Records for this task:
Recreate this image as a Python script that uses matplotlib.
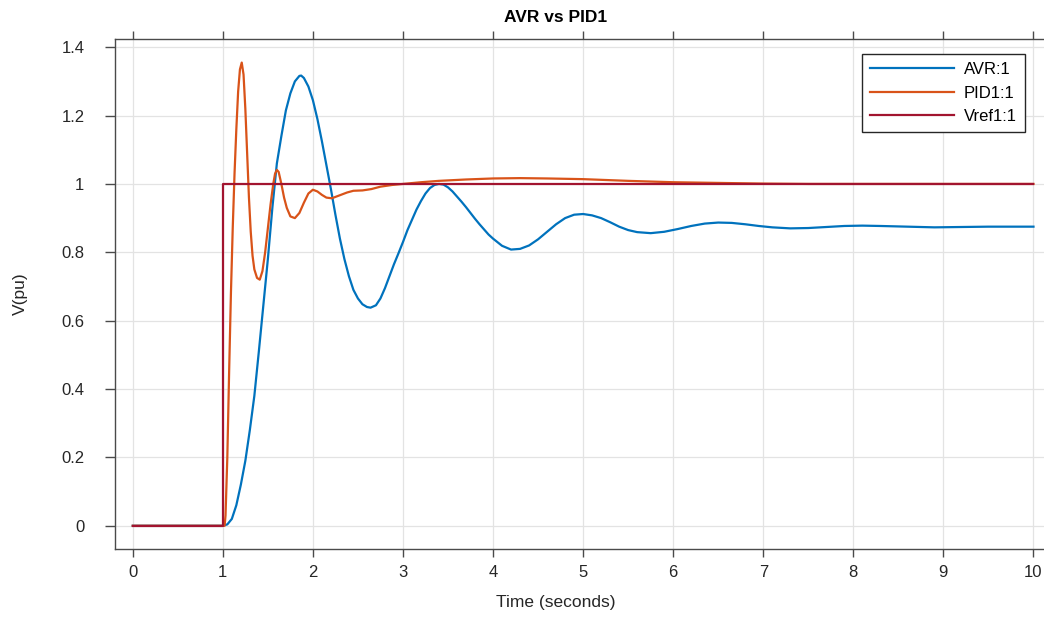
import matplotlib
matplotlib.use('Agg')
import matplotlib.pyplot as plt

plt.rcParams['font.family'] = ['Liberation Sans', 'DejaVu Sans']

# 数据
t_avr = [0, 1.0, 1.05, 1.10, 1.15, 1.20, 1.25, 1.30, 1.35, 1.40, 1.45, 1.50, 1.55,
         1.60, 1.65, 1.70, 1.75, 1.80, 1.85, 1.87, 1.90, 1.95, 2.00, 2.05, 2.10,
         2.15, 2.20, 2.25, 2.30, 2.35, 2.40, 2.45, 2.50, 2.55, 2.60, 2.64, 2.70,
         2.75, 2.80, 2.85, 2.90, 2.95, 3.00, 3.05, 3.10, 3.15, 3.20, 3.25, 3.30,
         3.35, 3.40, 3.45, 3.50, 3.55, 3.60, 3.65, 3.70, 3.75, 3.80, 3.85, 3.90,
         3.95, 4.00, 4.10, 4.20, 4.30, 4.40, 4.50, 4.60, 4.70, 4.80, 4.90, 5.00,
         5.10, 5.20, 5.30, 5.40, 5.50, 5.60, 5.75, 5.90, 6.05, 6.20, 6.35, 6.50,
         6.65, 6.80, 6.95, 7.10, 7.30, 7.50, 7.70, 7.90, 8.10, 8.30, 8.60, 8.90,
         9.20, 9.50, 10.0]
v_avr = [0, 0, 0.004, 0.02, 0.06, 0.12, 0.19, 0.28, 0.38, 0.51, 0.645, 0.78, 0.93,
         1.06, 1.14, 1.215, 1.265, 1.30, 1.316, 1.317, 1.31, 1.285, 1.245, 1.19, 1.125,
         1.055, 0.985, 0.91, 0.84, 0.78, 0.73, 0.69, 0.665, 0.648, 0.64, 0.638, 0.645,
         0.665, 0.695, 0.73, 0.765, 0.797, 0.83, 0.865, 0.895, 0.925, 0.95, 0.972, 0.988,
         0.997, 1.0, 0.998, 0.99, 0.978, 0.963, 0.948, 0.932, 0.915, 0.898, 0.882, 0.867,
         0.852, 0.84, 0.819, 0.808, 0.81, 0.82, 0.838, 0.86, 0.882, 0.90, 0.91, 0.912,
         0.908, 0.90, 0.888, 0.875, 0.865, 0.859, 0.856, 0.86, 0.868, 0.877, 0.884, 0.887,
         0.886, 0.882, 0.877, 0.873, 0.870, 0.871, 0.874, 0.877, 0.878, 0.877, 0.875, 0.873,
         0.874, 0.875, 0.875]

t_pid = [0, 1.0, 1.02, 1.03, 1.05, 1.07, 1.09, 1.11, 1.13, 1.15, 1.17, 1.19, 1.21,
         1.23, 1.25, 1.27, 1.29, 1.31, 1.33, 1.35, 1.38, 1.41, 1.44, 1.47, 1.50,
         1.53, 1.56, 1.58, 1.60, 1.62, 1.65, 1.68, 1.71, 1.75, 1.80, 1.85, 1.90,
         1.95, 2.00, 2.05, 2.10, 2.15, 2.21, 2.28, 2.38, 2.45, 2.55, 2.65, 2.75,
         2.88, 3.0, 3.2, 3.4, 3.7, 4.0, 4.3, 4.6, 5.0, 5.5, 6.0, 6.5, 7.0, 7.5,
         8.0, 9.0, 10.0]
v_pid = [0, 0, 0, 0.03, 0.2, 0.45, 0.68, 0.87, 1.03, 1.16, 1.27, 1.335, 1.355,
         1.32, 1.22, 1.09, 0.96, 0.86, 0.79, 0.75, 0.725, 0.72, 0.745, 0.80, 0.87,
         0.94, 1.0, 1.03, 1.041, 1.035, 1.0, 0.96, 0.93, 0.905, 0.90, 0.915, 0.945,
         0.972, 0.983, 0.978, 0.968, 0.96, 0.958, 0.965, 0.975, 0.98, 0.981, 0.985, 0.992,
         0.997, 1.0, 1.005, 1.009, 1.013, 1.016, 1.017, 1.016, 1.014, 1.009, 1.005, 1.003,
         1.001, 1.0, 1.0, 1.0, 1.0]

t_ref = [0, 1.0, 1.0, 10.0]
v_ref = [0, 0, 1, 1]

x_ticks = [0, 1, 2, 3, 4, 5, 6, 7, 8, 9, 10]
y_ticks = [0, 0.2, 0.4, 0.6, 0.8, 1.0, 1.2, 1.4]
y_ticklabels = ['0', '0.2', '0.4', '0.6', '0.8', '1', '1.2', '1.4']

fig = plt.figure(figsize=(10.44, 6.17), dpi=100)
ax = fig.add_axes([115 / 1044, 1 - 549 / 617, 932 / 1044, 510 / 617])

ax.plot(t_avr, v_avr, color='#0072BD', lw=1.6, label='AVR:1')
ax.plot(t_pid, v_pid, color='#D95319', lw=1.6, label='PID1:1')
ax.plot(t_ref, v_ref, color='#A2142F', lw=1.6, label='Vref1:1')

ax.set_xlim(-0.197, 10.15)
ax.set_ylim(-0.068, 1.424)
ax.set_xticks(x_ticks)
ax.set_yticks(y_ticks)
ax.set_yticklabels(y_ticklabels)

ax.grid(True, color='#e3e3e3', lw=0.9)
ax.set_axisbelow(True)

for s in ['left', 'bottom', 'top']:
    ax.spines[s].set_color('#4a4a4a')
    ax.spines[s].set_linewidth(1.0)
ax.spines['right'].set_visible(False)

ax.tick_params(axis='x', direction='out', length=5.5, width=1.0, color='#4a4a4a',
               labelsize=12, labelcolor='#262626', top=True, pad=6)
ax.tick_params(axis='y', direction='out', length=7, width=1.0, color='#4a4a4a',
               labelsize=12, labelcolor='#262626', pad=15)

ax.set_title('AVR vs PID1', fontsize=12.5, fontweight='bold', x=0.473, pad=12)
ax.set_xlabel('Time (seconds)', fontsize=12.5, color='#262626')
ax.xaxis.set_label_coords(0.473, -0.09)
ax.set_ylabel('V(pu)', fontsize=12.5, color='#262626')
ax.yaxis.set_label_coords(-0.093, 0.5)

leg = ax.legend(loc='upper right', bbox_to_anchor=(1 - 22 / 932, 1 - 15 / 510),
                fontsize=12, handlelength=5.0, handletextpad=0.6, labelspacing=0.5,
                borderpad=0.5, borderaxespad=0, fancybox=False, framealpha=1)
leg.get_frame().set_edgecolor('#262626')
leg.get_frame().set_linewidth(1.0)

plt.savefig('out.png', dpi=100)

==

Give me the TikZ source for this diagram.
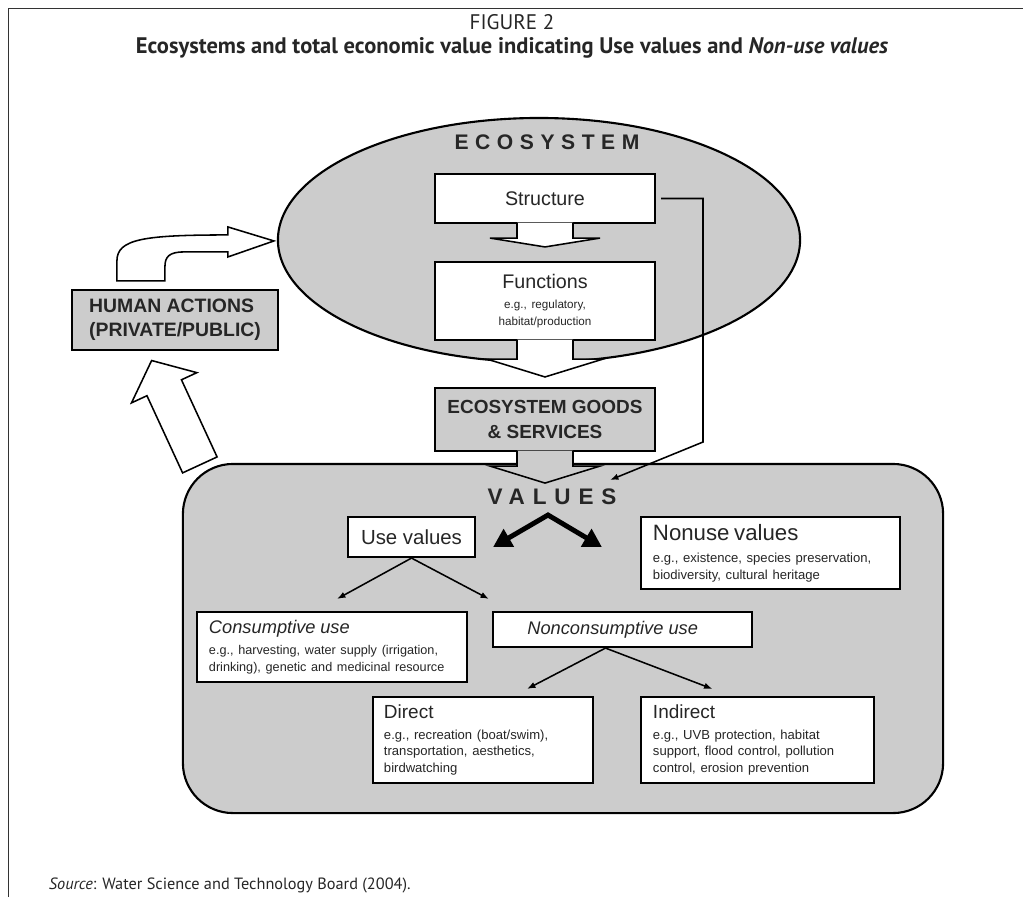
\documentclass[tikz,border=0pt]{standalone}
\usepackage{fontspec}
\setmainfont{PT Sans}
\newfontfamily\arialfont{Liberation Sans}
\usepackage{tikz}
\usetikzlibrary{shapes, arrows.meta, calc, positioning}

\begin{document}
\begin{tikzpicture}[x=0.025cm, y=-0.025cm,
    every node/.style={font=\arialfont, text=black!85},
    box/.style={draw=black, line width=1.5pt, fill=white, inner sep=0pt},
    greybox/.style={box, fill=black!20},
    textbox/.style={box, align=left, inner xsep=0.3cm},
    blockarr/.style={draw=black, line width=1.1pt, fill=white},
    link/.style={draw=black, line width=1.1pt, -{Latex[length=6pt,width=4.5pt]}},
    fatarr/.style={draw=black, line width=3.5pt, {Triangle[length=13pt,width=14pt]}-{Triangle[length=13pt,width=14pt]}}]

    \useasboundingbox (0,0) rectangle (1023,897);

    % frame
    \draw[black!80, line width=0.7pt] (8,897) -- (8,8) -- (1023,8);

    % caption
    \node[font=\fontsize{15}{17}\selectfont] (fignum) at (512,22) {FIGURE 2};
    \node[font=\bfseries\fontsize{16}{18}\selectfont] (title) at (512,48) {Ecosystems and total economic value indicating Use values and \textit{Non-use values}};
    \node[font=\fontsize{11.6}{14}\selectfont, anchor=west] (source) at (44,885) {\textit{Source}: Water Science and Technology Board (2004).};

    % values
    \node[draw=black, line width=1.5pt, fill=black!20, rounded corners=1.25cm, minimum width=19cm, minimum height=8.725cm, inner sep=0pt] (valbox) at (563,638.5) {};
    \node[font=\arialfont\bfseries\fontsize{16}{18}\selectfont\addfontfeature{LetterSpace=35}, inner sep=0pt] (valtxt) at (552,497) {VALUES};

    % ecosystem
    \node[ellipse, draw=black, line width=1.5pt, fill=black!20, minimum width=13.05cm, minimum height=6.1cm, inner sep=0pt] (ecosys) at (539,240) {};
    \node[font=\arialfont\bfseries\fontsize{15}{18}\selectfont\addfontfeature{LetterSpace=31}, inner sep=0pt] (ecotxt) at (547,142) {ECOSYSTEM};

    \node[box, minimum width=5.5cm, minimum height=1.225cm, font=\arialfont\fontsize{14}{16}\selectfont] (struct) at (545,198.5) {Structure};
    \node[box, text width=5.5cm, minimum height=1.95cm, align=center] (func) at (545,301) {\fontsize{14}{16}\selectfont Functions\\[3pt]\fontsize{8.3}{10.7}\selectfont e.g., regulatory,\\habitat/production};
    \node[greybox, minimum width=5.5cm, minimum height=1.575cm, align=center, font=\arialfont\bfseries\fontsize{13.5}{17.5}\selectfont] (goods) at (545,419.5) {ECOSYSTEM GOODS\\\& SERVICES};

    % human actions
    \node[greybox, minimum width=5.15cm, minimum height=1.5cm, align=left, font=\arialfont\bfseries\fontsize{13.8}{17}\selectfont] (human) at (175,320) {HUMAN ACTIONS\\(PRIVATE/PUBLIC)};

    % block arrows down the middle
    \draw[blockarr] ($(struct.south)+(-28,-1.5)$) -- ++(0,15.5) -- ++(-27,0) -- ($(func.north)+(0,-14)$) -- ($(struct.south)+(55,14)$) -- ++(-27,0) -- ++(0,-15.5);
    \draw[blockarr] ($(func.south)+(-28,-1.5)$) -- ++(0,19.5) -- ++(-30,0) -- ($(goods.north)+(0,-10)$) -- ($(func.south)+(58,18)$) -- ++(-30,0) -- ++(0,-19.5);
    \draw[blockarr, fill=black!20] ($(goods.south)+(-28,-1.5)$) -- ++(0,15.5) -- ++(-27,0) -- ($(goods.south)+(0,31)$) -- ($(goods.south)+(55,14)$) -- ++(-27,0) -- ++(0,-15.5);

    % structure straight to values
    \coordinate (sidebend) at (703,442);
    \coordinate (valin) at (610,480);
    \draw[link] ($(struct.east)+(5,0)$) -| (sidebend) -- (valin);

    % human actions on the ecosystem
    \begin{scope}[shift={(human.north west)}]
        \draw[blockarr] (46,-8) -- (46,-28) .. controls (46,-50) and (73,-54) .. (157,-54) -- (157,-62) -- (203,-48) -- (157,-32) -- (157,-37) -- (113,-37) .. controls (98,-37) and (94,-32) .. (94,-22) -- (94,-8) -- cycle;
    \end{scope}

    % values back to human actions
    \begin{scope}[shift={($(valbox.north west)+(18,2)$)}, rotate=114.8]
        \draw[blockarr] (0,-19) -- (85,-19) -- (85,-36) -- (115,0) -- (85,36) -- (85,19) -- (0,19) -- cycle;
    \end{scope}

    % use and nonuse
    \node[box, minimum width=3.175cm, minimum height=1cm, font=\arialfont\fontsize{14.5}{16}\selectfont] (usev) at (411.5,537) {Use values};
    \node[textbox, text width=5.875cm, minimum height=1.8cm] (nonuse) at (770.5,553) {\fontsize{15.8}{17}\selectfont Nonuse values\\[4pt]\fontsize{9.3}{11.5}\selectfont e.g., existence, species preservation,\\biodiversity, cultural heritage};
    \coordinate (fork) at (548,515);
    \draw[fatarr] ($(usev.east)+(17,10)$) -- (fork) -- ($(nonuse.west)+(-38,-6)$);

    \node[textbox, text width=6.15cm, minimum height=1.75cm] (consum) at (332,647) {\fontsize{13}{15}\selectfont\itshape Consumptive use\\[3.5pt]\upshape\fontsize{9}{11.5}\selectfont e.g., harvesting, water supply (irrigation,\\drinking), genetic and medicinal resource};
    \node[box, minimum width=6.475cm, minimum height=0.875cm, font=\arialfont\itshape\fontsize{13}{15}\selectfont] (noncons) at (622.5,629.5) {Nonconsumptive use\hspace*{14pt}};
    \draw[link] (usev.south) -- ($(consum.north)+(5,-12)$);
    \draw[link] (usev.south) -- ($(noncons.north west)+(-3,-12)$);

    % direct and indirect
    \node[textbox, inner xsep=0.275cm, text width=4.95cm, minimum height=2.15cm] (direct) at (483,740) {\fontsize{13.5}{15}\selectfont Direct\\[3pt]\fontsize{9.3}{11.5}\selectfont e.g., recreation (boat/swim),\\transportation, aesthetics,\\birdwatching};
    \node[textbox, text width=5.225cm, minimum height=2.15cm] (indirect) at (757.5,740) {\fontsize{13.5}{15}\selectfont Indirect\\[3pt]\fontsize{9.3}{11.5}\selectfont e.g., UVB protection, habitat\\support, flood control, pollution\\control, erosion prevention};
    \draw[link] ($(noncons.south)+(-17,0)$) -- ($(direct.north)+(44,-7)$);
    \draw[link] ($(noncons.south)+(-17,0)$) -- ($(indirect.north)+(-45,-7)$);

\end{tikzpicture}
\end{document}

...

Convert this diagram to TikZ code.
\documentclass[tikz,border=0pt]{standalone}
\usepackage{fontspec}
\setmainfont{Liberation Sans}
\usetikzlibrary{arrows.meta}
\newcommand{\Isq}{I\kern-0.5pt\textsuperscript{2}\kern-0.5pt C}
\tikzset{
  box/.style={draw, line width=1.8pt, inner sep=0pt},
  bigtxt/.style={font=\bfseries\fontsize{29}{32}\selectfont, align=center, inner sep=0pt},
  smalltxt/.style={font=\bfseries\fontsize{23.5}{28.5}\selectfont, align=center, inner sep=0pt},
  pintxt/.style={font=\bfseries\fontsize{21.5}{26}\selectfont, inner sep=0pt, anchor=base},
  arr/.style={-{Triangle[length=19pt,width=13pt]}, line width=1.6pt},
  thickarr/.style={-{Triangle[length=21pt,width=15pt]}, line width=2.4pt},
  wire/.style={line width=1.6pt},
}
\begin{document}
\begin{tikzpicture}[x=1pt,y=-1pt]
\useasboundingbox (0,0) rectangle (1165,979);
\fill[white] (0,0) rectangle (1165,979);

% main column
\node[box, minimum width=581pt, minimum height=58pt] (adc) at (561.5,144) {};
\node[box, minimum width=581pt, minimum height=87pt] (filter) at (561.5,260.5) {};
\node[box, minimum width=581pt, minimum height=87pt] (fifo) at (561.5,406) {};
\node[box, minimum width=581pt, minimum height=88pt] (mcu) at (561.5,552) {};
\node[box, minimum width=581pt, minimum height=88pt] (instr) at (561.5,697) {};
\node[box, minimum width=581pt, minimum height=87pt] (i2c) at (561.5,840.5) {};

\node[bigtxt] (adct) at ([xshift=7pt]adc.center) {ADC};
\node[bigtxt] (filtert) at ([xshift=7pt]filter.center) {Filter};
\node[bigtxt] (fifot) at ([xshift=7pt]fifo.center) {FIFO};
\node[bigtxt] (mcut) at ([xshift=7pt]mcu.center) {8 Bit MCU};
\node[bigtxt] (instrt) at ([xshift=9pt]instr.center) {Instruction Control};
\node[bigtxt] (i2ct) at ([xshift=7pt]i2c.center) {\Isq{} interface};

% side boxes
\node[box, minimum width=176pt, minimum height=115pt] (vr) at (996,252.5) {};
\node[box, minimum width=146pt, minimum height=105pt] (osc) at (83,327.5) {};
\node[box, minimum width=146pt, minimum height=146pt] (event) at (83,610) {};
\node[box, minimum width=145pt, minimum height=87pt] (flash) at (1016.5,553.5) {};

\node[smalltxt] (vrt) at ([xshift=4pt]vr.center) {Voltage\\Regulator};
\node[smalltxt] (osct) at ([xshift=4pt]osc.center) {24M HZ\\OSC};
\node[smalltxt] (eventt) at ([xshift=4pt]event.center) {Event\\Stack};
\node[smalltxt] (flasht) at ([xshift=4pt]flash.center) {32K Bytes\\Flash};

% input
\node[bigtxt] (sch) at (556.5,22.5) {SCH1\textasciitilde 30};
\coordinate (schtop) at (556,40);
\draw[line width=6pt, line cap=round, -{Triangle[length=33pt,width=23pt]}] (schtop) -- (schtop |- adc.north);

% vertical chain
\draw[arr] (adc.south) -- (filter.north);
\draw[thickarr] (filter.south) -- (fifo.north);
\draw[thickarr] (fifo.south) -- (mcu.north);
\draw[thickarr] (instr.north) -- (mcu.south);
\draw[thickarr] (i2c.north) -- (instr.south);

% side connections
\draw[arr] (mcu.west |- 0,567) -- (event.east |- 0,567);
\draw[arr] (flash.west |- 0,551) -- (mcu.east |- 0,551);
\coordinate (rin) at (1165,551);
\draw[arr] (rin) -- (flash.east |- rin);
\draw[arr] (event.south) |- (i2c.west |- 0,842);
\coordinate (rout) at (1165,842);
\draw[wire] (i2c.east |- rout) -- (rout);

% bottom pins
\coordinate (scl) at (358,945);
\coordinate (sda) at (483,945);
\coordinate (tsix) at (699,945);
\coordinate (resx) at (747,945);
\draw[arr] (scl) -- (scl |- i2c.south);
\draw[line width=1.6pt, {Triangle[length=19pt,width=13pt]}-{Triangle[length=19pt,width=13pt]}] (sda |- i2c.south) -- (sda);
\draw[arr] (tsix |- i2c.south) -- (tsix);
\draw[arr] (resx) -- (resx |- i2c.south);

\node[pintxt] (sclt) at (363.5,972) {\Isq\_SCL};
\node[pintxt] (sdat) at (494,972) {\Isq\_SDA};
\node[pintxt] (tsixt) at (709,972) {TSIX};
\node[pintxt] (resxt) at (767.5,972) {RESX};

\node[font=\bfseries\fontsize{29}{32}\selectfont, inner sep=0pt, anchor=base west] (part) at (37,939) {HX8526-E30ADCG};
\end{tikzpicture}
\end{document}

Work to complete:
Find the string "matplotlib" in the listing and return every line that holds it.

Solution to the exercise:
Recreate this image as a Python script that uses matplotlib.
import matplotlib
matplotlib.use('Agg')
import matplotlib.pyplot as plt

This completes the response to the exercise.